PROBLEM TO SOLVE
Repeat the full listing, word for word.
_____
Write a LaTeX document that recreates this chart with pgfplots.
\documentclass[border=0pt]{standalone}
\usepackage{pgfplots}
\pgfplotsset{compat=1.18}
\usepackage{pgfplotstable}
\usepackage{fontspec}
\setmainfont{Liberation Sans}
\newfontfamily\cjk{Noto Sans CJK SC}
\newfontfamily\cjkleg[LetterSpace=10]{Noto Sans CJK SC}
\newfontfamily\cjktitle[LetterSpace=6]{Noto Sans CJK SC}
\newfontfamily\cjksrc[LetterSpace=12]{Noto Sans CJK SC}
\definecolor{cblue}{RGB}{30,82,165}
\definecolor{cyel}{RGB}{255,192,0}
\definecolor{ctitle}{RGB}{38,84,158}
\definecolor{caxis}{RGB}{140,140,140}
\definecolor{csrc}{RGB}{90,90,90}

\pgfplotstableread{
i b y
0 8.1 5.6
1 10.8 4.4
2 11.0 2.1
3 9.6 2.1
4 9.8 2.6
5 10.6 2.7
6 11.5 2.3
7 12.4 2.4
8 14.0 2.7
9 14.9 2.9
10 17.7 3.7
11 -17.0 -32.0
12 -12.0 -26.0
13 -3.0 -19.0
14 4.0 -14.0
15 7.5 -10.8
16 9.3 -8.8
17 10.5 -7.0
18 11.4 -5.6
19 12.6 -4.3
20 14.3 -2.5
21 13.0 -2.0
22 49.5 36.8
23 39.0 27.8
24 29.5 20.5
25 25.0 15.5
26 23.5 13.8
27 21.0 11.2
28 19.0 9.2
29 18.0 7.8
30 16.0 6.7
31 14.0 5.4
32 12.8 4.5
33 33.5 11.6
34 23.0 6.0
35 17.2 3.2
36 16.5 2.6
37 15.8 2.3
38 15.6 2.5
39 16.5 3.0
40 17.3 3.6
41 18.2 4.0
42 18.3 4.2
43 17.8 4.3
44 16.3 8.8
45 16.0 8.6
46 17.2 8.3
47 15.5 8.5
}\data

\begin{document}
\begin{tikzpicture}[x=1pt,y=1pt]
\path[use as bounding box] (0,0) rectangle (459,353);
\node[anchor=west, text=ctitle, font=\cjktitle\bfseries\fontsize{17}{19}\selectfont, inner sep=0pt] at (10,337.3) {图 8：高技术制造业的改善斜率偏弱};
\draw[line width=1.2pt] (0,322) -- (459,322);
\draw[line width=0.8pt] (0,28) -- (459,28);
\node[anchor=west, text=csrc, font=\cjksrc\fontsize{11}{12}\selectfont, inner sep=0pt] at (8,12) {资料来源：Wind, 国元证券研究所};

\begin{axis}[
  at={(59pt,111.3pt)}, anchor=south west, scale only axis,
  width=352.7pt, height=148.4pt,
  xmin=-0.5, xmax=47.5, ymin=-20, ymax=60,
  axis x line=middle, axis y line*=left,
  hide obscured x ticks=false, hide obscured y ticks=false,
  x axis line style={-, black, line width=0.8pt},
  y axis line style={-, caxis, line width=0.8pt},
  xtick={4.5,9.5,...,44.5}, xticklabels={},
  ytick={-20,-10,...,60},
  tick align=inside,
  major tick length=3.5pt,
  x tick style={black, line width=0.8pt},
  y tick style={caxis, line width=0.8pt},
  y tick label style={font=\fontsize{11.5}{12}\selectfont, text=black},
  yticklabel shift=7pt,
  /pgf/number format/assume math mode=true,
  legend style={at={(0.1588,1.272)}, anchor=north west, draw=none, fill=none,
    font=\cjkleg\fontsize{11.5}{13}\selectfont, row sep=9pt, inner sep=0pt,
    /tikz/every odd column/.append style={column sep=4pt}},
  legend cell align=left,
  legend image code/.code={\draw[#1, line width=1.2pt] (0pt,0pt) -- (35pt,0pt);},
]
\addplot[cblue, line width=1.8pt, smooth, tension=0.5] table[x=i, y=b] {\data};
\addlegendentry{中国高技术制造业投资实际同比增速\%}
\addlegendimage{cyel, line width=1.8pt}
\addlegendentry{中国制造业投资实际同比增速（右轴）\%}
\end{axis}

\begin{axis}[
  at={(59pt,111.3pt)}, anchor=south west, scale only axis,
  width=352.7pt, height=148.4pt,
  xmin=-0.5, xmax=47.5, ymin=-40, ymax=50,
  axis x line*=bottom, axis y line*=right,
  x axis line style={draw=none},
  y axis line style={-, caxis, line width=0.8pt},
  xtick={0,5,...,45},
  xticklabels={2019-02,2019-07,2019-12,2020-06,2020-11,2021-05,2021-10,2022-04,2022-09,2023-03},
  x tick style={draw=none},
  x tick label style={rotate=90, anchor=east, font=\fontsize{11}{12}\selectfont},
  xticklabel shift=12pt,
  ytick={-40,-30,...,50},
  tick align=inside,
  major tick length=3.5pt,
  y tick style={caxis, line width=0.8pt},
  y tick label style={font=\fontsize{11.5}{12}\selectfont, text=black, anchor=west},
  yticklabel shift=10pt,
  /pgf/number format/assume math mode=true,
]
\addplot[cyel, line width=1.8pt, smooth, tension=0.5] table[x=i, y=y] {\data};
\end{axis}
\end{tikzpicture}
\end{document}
_____
EXPECTED OUTPUT
Write a LaTeX document that recreates this chart with pgfplots.
\documentclass[border=0pt]{standalone}
\usepackage{pgfplots}
\pgfplotsset{compat=1.18}
\usepackage{pgfplotstable}
\usepackage{fontspec}
\setmainfont{Liberation Sans}
\newfontfamily\cjk{Noto Sans CJK SC}
\newfontfamily\cjkleg[LetterSpace=10]{Noto Sans CJK SC}
\newfontfamily\cjktitle[LetterSpace=6]{Noto Sans CJK SC}
\newfontfamily\cjksrc[LetterSpace=12]{Noto Sans CJK SC}
\definecolor{cblue}{RGB}{30,82,165}
\definecolor{cyel}{RGB}{255,192,0}
\definecolor{ctitle}{RGB}{38,84,158}
\definecolor{caxis}{RGB}{140,140,140}
\definecolor{csrc}{RGB}{90,90,90}

\pgfplotstableread{
i b y
0 8.1 5.6
1 10.8 4.4
2 11.0 2.1
3 9.6 2.1
4 9.8 2.6
5 10.6 2.7
6 11.5 2.3
7 12.4 2.4
8 14.0 2.7
9 14.9 2.9
10 17.7 3.7
11 -17.0 -32.0
12 -12.0 -26.0
13 -3.0 -19.0
14 4.0 -14.0
15 7.5 -10.8
16 9.3 -8.8
17 10.5 -7.0
18 11.4 -5.6
19 12.6 -4.3
20 14.3 -2.5
21 13.0 -2.0
22 49.5 36.8
23 39.0 27.8
24 29.5 20.5
25 25.0 15.5
26 23.5 13.8
27 21.0 11.2
28 19.0 9.2
29 18.0 7.8
30 16.0 6.7
31 14.0 5.4
32 12.8 4.5
33 33.5 11.6
34 23.0 6.0
35 17.2 3.2
36 16.5 2.6
37 15.8 2.3
38 15.6 2.5
39 16.5 3.0
40 17.3 3.6
41 18.2 4.0
42 18.3 4.2
43 17.8 4.3
44 16.3 8.8
45 16.0 8.6
46 17.2 8.3
47 15.5 8.5
}\data

\begin{document}
\begin{tikzpicture}[x=1pt,y=1pt]
\path[use as bounding box] (0,0) rectangle (459,353);
\node[anchor=west, text=ctitle, font=\cjktitle\bfseries\fontsize{17}{19}\selectfont, inner sep=0pt] at (10,337.3) {图 8：高技术制造业的改善斜率偏弱};
\draw[line width=1.2pt] (0,322) -- (459,322);
\draw[line width=0.8pt] (0,28) -- (459,28);
\node[anchor=west, text=csrc, font=\cjksrc\fontsize{11}{12}\selectfont, inner sep=0pt] at (8,12) {资料来源：Wind, 国元证券研究所};

\begin{axis}[
  at={(59pt,111.3pt)}, anchor=south west, scale only axis,
  width=352.7pt, height=148.4pt,
  xmin=-0.5, xmax=47.5, ymin=-20, ymax=60,
  axis x line=middle, axis y line*=left,
  hide obscured x ticks=false, hide obscured y ticks=false,
  x axis line style={-, black, line width=0.8pt},
  y axis line style={-, caxis, line width=0.8pt},
  xtick={4.5,9.5,...,44.5}, xticklabels={},
  ytick={-20,-10,...,60},
  tick align=inside,
  major tick length=3.5pt,
  x tick style={black, line width=0.8pt},
  y tick style={caxis, line width=0.8pt},
  y tick label style={font=\fontsize{11.5}{12}\selectfont, text=black},
  yticklabel shift=7pt,
  /pgf/number format/assume math mode=true,
  legend style={at={(0.1588,1.272)}, anchor=north west, draw=none, fill=none,
    font=\cjkleg\fontsize{11.5}{13}\selectfont, row sep=9pt, inner sep=0pt,
    /tikz/every odd column/.append style={column sep=4pt}},
  legend cell align=left,
  legend image code/.code={\draw[#1, line width=1.2pt] (0pt,0pt) -- (35pt,0pt);},
]
\addplot[cblue, line width=1.8pt, smooth, tension=0.5] table[x=i, y=b] {\data};
\addlegendentry{中国高技术制造业投资实际同比增速\%}
\addlegendimage{cyel, line width=1.8pt}
\addlegendentry{中国制造业投资实际同比增速（右轴）\%}
\end{axis}

\begin{axis}[
  at={(59pt,111.3pt)}, anchor=south west, scale only axis,
  width=352.7pt, height=148.4pt,
  xmin=-0.5, xmax=47.5, ymin=-40, ymax=50,
  axis x line*=bottom, axis y line*=right,
  x axis line style={draw=none},
  y axis line style={-, caxis, line width=0.8pt},
  xtick={0,5,...,45},
  xticklabels={2019-02,2019-07,2019-12,2020-06,2020-11,2021-05,2021-10,2022-04,2022-09,2023-03},
  x tick style={draw=none},
  x tick label style={rotate=90, anchor=east, font=\fontsize{11}{12}\selectfont},
  xticklabel shift=12pt,
  ytick={-40,-30,...,50},
  tick align=inside,
  major tick length=3.5pt,
  y tick style={caxis, line width=0.8pt},
  y tick label style={font=\fontsize{11.5}{12}\selectfont, text=black, anchor=west},
  yticklabel shift=10pt,
  /pgf/number format/assume math mode=true,
]
\addplot[cyel, line width=1.8pt, smooth, tension=0.5] table[x=i, y=y] {\data};
\end{axis}
\end{tikzpicture}
\end{document}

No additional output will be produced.